* Task
Print them exactly: the lines from the beginning of the entries below through the line that contains "color=bgout] (0,0) rectangle (720,405);", and only those, with the pictures left out.

=== Stored data ===

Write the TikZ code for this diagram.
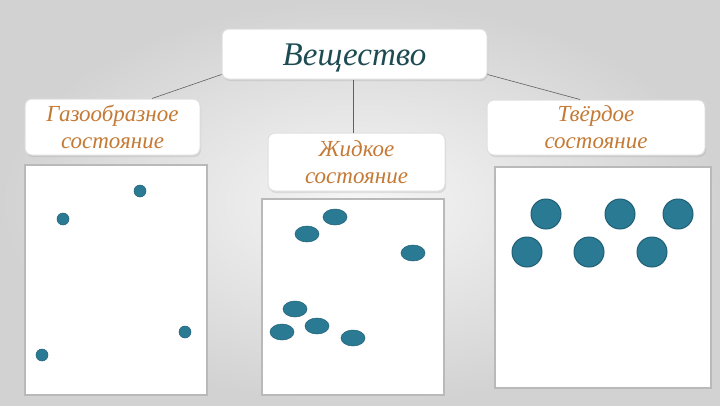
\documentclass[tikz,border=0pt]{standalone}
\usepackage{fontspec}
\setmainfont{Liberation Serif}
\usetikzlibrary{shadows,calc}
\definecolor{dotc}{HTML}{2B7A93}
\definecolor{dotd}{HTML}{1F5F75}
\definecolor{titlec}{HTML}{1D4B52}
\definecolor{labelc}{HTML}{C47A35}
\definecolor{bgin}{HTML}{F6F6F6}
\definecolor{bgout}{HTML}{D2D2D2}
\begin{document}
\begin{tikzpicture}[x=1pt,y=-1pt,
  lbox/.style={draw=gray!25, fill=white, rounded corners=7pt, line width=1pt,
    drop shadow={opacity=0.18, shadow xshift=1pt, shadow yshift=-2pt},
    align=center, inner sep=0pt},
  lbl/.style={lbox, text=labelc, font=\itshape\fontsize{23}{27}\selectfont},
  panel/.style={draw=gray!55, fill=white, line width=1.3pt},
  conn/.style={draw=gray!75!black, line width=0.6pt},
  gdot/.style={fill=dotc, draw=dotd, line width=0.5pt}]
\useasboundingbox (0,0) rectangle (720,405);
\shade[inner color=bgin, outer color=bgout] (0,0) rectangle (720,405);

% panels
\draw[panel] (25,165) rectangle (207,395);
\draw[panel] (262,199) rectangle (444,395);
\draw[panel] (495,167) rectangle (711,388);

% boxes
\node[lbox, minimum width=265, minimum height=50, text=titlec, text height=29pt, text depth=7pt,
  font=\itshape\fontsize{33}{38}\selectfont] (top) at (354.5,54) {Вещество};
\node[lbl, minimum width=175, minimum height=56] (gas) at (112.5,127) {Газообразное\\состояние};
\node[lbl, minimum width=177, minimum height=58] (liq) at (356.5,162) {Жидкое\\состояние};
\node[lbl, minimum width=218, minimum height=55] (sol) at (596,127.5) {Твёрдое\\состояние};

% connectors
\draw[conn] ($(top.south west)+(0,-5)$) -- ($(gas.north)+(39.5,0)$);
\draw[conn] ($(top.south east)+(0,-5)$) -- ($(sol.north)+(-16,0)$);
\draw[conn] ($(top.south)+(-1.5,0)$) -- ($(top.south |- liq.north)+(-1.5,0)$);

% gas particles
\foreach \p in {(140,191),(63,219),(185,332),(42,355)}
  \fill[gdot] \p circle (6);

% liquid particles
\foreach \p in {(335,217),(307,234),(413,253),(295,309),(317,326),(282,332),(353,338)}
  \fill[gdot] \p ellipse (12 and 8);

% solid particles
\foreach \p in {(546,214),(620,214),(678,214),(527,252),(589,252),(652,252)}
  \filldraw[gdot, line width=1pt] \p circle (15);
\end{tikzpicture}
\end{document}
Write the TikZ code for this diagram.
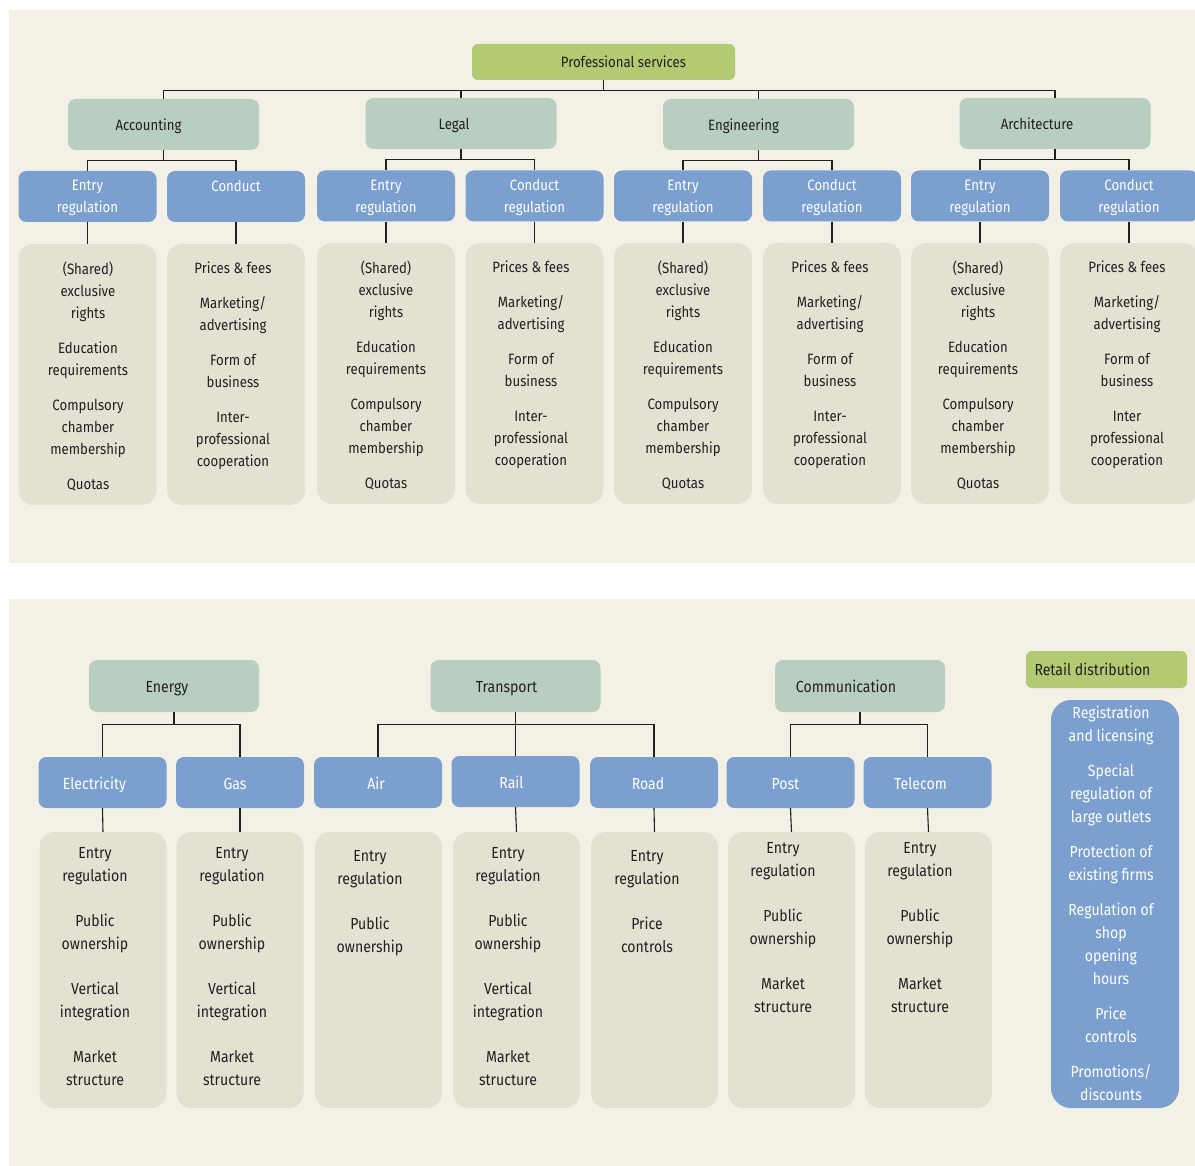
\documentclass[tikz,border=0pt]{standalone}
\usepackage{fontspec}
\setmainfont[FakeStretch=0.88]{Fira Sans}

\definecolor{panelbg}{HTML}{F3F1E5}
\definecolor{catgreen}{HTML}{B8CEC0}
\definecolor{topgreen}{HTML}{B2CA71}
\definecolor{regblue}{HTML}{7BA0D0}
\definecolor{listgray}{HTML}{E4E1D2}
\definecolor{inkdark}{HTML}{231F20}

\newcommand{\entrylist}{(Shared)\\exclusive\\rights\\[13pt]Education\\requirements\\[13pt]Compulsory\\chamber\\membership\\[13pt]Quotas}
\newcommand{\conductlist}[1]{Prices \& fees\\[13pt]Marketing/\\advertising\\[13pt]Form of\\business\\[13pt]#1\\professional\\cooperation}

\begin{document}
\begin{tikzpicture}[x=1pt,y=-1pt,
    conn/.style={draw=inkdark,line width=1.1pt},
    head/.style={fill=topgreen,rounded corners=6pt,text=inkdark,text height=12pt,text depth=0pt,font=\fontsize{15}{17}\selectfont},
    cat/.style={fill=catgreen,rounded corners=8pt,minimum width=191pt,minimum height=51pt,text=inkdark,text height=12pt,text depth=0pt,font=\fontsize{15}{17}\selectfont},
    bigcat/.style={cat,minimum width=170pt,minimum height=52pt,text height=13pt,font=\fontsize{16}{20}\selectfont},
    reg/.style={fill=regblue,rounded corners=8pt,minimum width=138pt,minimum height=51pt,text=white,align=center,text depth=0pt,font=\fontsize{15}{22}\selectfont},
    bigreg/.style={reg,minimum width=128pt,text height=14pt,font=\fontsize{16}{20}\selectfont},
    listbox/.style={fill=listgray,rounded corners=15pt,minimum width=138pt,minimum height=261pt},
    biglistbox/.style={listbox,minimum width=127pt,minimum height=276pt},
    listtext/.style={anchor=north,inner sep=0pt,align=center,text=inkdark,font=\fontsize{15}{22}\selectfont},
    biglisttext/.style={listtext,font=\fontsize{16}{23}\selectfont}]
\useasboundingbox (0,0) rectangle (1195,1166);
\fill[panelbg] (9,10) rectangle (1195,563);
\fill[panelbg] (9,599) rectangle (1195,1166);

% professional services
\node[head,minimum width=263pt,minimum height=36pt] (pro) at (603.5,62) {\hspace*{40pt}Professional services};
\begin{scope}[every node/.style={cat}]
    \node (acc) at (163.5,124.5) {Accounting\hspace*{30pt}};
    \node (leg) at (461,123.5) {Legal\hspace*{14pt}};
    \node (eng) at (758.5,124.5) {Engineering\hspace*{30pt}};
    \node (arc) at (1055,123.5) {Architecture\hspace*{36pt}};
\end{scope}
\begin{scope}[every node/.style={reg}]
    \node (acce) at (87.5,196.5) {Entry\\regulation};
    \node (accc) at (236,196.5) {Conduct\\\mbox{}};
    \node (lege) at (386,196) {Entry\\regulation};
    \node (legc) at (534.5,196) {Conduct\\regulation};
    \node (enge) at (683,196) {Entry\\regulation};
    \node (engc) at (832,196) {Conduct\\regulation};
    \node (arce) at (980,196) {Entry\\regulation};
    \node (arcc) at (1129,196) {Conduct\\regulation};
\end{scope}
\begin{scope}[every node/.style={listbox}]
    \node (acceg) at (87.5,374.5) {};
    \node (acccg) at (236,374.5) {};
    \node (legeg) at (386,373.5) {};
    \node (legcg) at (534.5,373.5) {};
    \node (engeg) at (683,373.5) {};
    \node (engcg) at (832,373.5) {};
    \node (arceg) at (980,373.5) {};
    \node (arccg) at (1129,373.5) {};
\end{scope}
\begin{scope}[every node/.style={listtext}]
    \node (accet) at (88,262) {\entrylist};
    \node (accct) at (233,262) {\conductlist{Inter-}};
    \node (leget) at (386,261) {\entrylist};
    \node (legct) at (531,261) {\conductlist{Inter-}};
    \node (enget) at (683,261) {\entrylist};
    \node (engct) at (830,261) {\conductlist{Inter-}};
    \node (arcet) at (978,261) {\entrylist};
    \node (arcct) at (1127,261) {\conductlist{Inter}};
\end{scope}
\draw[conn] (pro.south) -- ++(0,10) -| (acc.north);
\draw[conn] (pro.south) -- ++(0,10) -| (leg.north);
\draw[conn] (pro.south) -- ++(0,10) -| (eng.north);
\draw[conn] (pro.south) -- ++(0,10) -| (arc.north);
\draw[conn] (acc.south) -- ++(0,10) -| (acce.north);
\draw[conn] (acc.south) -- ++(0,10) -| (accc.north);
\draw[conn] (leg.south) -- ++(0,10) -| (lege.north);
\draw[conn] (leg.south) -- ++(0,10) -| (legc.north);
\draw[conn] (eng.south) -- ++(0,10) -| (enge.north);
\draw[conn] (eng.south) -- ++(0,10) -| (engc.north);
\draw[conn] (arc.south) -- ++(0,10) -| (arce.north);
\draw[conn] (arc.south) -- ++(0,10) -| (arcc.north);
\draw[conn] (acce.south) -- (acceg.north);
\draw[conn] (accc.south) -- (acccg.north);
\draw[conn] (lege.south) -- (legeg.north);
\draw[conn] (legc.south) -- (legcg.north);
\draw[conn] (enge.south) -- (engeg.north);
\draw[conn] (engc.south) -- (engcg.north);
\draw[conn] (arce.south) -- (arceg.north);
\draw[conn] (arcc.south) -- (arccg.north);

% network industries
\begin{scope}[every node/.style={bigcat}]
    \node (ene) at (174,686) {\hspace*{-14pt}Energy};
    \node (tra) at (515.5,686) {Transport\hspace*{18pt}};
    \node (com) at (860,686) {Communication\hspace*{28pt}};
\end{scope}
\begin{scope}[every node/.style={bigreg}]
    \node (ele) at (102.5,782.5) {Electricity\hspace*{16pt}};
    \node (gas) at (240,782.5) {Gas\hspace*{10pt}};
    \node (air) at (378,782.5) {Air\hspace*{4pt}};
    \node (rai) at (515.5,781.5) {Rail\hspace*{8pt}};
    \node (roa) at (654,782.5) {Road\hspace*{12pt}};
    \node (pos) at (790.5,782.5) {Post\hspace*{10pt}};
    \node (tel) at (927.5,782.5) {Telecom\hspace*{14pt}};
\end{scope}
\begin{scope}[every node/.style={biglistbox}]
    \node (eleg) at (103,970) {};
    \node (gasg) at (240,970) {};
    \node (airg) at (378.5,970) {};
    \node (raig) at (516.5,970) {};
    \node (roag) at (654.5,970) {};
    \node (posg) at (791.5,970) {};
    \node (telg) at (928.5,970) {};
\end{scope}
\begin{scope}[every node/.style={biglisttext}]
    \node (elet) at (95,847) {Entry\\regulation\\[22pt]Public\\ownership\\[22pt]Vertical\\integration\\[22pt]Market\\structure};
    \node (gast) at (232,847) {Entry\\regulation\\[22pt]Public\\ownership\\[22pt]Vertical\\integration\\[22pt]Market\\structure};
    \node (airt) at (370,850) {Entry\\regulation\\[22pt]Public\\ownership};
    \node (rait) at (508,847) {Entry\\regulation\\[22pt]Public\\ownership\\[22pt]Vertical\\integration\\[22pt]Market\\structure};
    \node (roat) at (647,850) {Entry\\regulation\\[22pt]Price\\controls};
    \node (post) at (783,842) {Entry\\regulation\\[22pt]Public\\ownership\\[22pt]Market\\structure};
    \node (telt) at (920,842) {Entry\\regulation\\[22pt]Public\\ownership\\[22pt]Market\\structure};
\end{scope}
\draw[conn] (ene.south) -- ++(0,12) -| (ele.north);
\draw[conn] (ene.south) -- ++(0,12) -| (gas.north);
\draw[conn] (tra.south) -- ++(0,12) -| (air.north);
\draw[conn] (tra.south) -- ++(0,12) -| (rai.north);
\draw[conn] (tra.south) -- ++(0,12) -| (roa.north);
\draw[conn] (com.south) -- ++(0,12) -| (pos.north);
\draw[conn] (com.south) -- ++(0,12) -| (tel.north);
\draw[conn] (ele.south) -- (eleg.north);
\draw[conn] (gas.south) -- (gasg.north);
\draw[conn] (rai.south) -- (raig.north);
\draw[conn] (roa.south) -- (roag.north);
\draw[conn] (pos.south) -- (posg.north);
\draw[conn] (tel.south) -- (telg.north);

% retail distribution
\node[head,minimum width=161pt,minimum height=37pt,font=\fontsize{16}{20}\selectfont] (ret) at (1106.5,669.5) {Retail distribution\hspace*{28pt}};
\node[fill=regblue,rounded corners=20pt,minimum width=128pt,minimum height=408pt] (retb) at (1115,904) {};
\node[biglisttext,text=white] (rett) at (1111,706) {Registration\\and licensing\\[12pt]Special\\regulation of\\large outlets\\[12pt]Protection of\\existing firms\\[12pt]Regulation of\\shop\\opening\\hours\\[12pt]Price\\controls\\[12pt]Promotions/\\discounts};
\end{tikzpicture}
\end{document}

===

* Full response
Write the TikZ code for this diagram.
\documentclass[tikz,border=0pt]{standalone}
\usepackage{fontspec}
\setmainfont{Liberation Serif}
\usetikzlibrary{shadows,calc}
\definecolor{dotc}{HTML}{2B7A93}
\definecolor{dotd}{HTML}{1F5F75}
\definecolor{titlec}{HTML}{1D4B52}
\definecolor{labelc}{HTML}{C47A35}
\definecolor{bgin}{HTML}{F6F6F6}
\definecolor{bgout}{HTML}{D2D2D2}
\begin{document}
\begin{tikzpicture}[x=1pt,y=-1pt,
  lbox/.style={draw=gray!25, fill=white, rounded corners=7pt, line width=1pt,
    drop shadow={opacity=0.18, shadow xshift=1pt, shadow yshift=-2pt},
    align=center, inner sep=0pt},
  lbl/.style={lbox, text=labelc, font=\itshape\fontsize{23}{27}\selectfont},
  panel/.style={draw=gray!55, fill=white, line width=1.3pt},
  conn/.style={draw=gray!75!black, line width=0.6pt},
  gdot/.style={fill=dotc, draw=dotd, line width=0.5pt}]
\useasboundingbox (0,0) rectangle (720,405);
\shade[inner color=bgin, outer color=bgout] (0,0) rectangle (720,405);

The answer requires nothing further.